NEW YORK (1010 WINS) — Five current and former senior employees of the MTA are accused of a lucrative overtime scheme that cost the transit agency more than $1 million.
Prosecutors say the Long Island Rail Road and New York City Transit workers falsely claimed to have worked hundreds of hours of overtime while they were instead at home, on family vacation or bowling.
The alleged fraud happened in 2018.
"These defendants allegedly made themselves some of the highest-paid employees at the entire MTA by claiming extraordinary, almost physically impossible, amounts of overtime," said Audrey Strauss, acting United States attorney for the Southern District of New York. "As alleged, those almost impossible claims were fueled by brazen, repeated fraud."
Authorities say one of the defendants, identified as 56-year-old Thomas Caputo of Holbrook, claimed to have worked 3,864 overtime hours, on top of 1,682 regular hours, which would have amounted to him working approximately 10 hours of overtime every day, for 365 days, in addition to his regular 40-hour work week.

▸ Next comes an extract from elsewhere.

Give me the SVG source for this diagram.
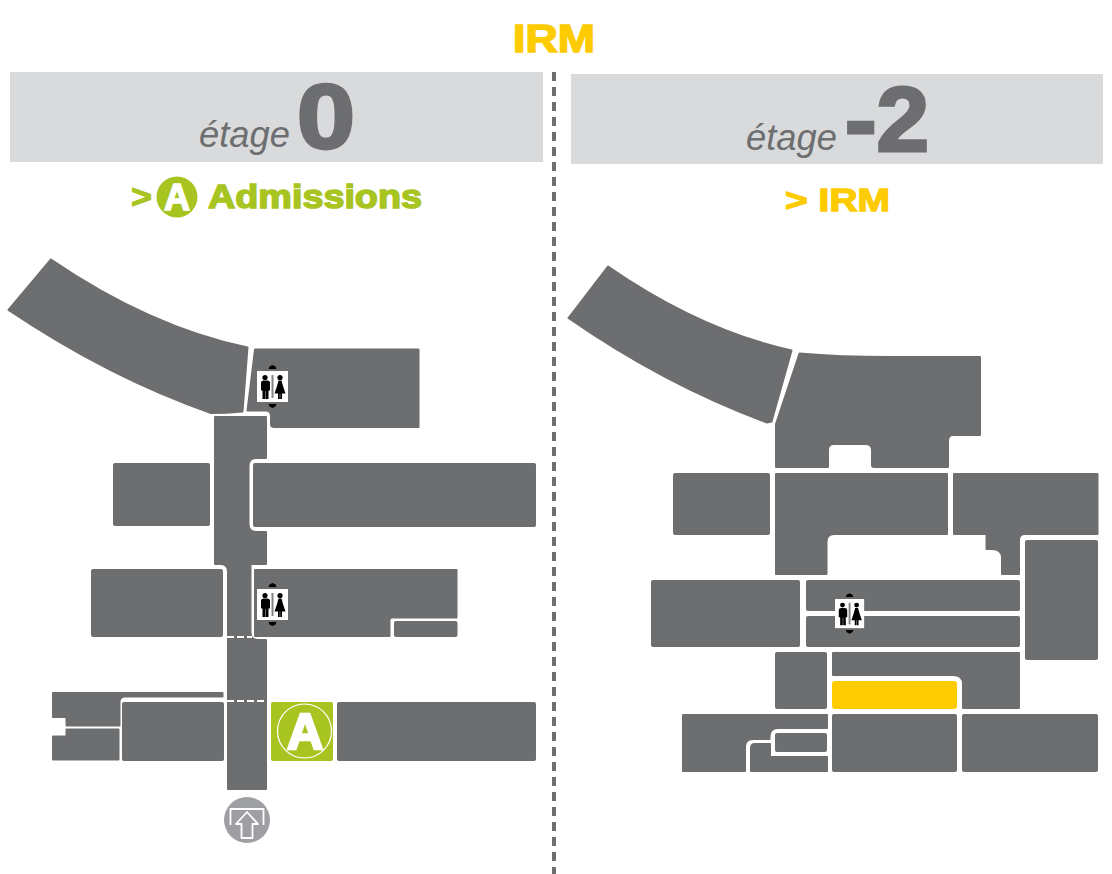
<svg xmlns="http://www.w3.org/2000/svg" xmlns:xlink="http://www.w3.org/1999/xlink" width="1112" height="874" viewBox="0 0 1112 874">
<style>
.b{fill:#6d6e70;stroke:#6d6e70;stroke-width:2;stroke-linejoin:round}
.r{fill:#6d6e70}
.t{font-family:"Liberation Sans",Arial,sans-serif;font-weight:bold}
.e{font-family:"Liberation Sans",Arial,sans-serif;font-style:italic;font-size:37px;fill:#6d6e70}
.n{fill:#6d6e70;stroke:#6d6e70;stroke-width:3;font-size:90px}
.y{fill:#fdcb00;stroke:#fdcb00}
.g{fill:#a8c421;stroke:#a8c421}
.w{fill:#fff;stroke:#fff}
</style>
<defs>
<g id="wc">
<rect x="0" y="0" width="31" height="31" fill="#fff"/>
<path d="M15.500-6l3 1.500 1 2.500h-8l1-2.500zM15.500 37l3-1.500 1-2.500h-8l1 2.500z" fill="#000"/>
<rect x="14.500" y="4" width="2" height="23" fill="#808285"/>
<circle cx="8" cy="6.500" r="2.600" fill="#000"/>
<path d="M5.500 9.500h5q2.500 0 2.500 2.500v7.500h-1.500v8.500h-2.800v-8h-.4v8h-2.800v-8.500h-1.500v-7.500q0-2.500 2.500-2.500z" fill="#000"/>
<circle cx="23" cy="6.500" r="2.600" fill="#000"/>
<path d="M21.500 9.500h3l1.500 5.500 2.500 7.500h-3.500v5.500h-1.800v-5.500h-.4v5.500h-1.800v-5.500h-3.500l2.500-7.500z" fill="#000"/>
</g>
</defs>
<rect width="1112" height="874" fill="#fff"/>

<text class="t y" x="513" y="52" font-size="39" stroke-width="1.500" textLength="82" lengthAdjust="spacingAndGlyphs">IRM</text>

<g id="header-left">
<rect x="10" y="72" width="533" height="90" fill="#d9dadb"/>
<text class="e" x="199" y="147" textLength="91" lengthAdjust="spacingAndGlyphs">étage</text>
<text class="t n" x="297" y="148" textLength="58" lengthAdjust="spacingAndGlyphs">0</text>
</g>
<g id="header-right">
<rect x="571" y="74" width="532" height="90" fill="#d9dadb"/>
<text class="e" x="746" y="150" textLength="91" lengthAdjust="spacingAndGlyphs">étage</text>
<text class="t n" x="845" y="151" textLength="84" lengthAdjust="spacingAndGlyphs">-2</text>
</g>

<path d="M554 72V874" stroke="#6d6e70" stroke-width="4" stroke-dasharray="9 6" fill="none"/>

<g id="title-left">
<text class="t g" x="131" y="208" font-size="33" stroke-width="1" textLength="21" lengthAdjust="spacingAndGlyphs">&gt;</text>
<circle cx="177" cy="197" r="20.500" fill="#a8c421"/>
<text class="t w" x="177" y="210" font-size="36" stroke-width="1.500" text-anchor="middle">A</text>
<text class="t g" x="208" y="208" font-size="33" stroke-width="1.500" textLength="214" lengthAdjust="spacingAndGlyphs">Admissions</text>
</g>
<text id="title-right" class="t y" x="785" y="211" font-size="32" stroke-width="1.300" textLength="105" lengthAdjust="spacingAndGlyphs">&gt; IRM</text>

<g id="plan-left">
<path class="b" d="M51 259.500Q150 327 247.500 347.500L242.500 411.500Q226 413 211 413Q110 378 8.500 310Z"/>
<path class="b" d="M255 349.500H418.500V427H274Q271 427 271 424V416Q271 410.500 266 410.500H247.500Z"/>
<path class="b" d="M215 417H266V458H256Q248.500 458 248.500 466V524Q248.500 532 256 532H266V564H250.500V632Q250.500 640 258 640H266V789H228V572Q228 564 221 564H215Z"/>
<rect class="r" x="113" y="463" width="97" height="63" rx="2"/>
<rect class="r" x="253" y="463" width="283" height="64" rx="2"/>
<rect class="r" x="91" y="569" width="132" height="68" rx="2"/>
<path class="b" d="M255 570H456.500V617.500H392Q389.500 617.500 389.500 620V636H255Z"/>
<rect class="r" x="394" y="621" width="63.500" height="16" rx="2"/>
<path class="b" d="M53 693H222.500V696.500H125Q119.500 696.500 119.500 702V725.500H66.500V717H53Z"/>
<path class="b" d="M53 736.500H66.500V729.500H118.500V759.500H53Z"/>
<rect class="r" x="122" y="702" width="102" height="59" rx="2"/>
<rect class="r" x="337" y="702" width="199" height="59" rx="2"/>
<path d="M227 637H252M227 701H267" stroke="#fff" stroke-width="2" stroke-dasharray="7 3" fill="none"/>
<use xlink:href="#wc" href="#wc" x="257" y="371"/>
<use xlink:href="#wc" href="#wc" x="257" y="589"/>
<g id="admissions">
<rect x="271" y="702" width="62" height="59" rx="2" fill="#a8c421"/>
<circle cx="304.500" cy="731" r="27" fill="none" stroke="#fff" stroke-width="1.200"/>
<text class="t w" x="305" y="749" font-size="50" stroke-width="2.500" text-anchor="middle">A</text>
</g>
<g id="entrance" fill="none" stroke="#fff" stroke-width="1.800">
<circle cx="247" cy="820" r="23" fill="#9d9fa2" stroke="none"/>
<path d="M230.500 825V809H263.500V825"/>
<path d="M247 812L258 824H252.500V838H241.500V824H236Z" stroke-linejoin="round"/>
</g>
</g>

<g id="plan-right">
<path class="b" d="M608 266.500Q700 330 791.500 350.500L771.500 421.500L767 422.500Q665 385 568.500 318Z"/>
<path class="b" d="M799.500 353.500Q840 357 890 357H980V435H953Q948 435 948 441V467H874Q872 467 872 465V450Q872 444 865 444H834Q828 444 828 450V467H776V424Z"/>
<rect class="r" x="673" y="473" width="97" height="62" rx="2"/>
<path class="b" d="M776 474H947V534H834Q826.500 534 826.500 542V574H776Z"/>
<path class="b" d="M954 474H1097.500V534H1025Q1019 534 1019 540V574H1002V558Q1002 549 992 549H986.500V534H954Z"/>
<rect class="r" x="1025" y="540" width="73" height="120" rx="2"/>
<rect class="r" x="651" y="580" width="149" height="67" rx="2"/>
<rect class="r" x="806" y="580" width="214" height="31" rx="2"/>
<rect class="r" x="806" y="616" width="214" height="31" rx="2"/>
<rect class="r" x="775" y="652" width="52" height="57" rx="2"/>
<path class="b" d="M833 653H1019V708H963V684Q963 675 953 675H833Z"/>
<rect id="irm" x="832" y="681" width="125" height="28" rx="3" fill="#fdcb00"/>
<path class="b" d="M683 715H827V728H778Q769.500 728 769.500 736.500V739H753Q745 739 745 747V771H683Z"/>
<rect class="r" x="775" y="733" width="52" height="19" rx="2"/>
<path class="b" d="M751 771V748Q751 744 755 744H770V757H827V771Z"/>
<rect class="r" x="832" y="714" width="125" height="58" rx="2"/>
<rect class="r" x="962" y="714" width="136" height="58" rx="2"/>
<use xlink:href="#wc" href="#wc" transform="translate(835 599) scale(.94)"/>
</g>
</svg>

He was paid about $461,000 by the MTA, making him the highest paid employee at the agency in 2018, earning even more than the chairman of the transit agency.
The other four defendants were each paid over $240,000 in overtime, putting each of them within the top 12 highest paid employees at the MTA during 2018.
"This type of double-dealing directly contributes to rising MTA fares for the average, hardworking commuter," FBI Assistant Director William F. Sweeney Jr. said. "Today these individuals learned the end of this line is the federal courthouse here in Lower Manhattan."
Caputo, and the other defendants who are identified as 56-year-old Joseph Ruzzo of Levittown, 50-year-old John Nugent of Rocky Point, 51-year-old Joseph Balestra of Blue Point and 42-year-old Michael Gundersen of Manalapan, New Jersey, are each charged with one count of federal program fraud, which carries a maximum sentence of 10 years in prison.